In den hier in aller Kürze dargestellten Begrifflichkeiten stecken, wie bereits angedeutet, verschiedene analytische Perspektiven auf ein potentiell mehrsprachiges Individuum. Eine zentrale Perspektive, die auch zur Kritik an Bezeichnungen wie den oben verwendeten führt, ist jedoch bisher unberücksichtigt. Dies ist die Perspektive der Sprechenden, der mehrsprachigen Individuen selbst, die eine Zuordnung und Markierung mit derartigen klassifizierenden Begriffen als unangemessene Zuschreibung und potentielle Diskriminierung erfahren können.

Da der Begriff ‚Deutsch als Zweitsprache‘ als Bezeichnung für den persönlichen Sprachbesitz inferiorisierende Effekte für als DaZ-SprecherInnen geltende Personen nach sich ziehen kann, ist er mit Bedacht zu verwenden.
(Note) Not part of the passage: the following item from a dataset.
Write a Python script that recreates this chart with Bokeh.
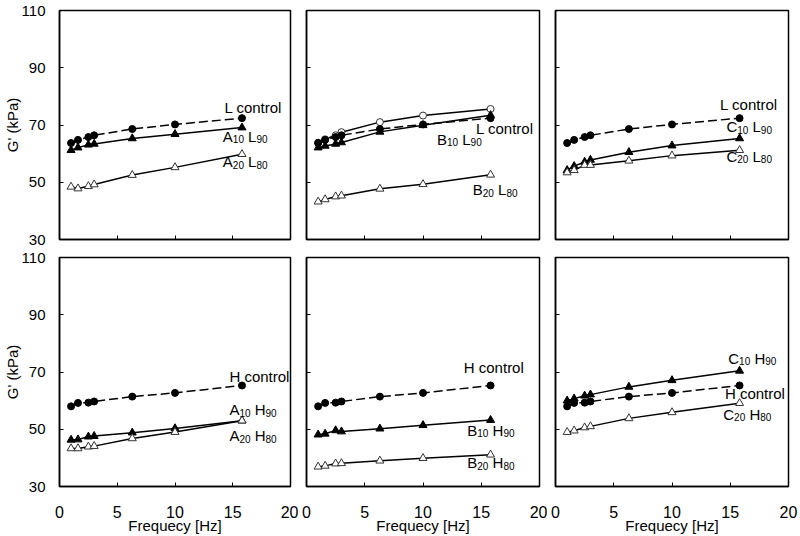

Jenseits didaktischer und methodischer Notwendigkeiten der Verwendung des Begriffs ‚Deutsch als Zweitsprache‘ ist Deutsch Deutsch, unabhängig davon, ob jemand diese Sprache als Erst- oder Zweitsprache verwendet und in jeglicher Perspektive gleichermaßen wertvoll. (Dirim 2015b, 210)

Eine Möglichkeit, sich weniger zuschreibend den sprachlichen Kompetenzen mehrsprachiger Kinder und Jugendlicher zuzuwenden, ist die weiter oben bereits erwähnte Verwendungsweise der Kürzel L1 = language one für Erstsprache, L2 = language two für Zweitsprache und L3 bis Ln für Dritt- und Folgesprachen. Die Mehrdeutigkeit des Begriffs Deutsch als Zweitsprache in seiner didaktischen Dimension, aber auch in seinem Gebrauch als zuschreibungsintensive Personencharakterisierung soll in der Diskussion über die in diesem Band dargestellten Konzepte und Methoden eine erweiterte, migrationspädagogisch orientierte Reflexion anregen, wie sie z.B. von Dirim (2015b), Dirim/Pokitsch (2017) und anderen Autor*innen gefordert wird. Die Frage, was das Fach Deutsch als Zweitsprache eigentlich sei, kann nur multiperspektivisch beantwortet werden (Wegner/Dirim 2018), wofür die fachgeschichtliche Beschäftigung besonders bedeutsam ist (ebd., darin besonders die Beiträge von Adams 2018; Altmayer 2018; Ballis et al. 2018).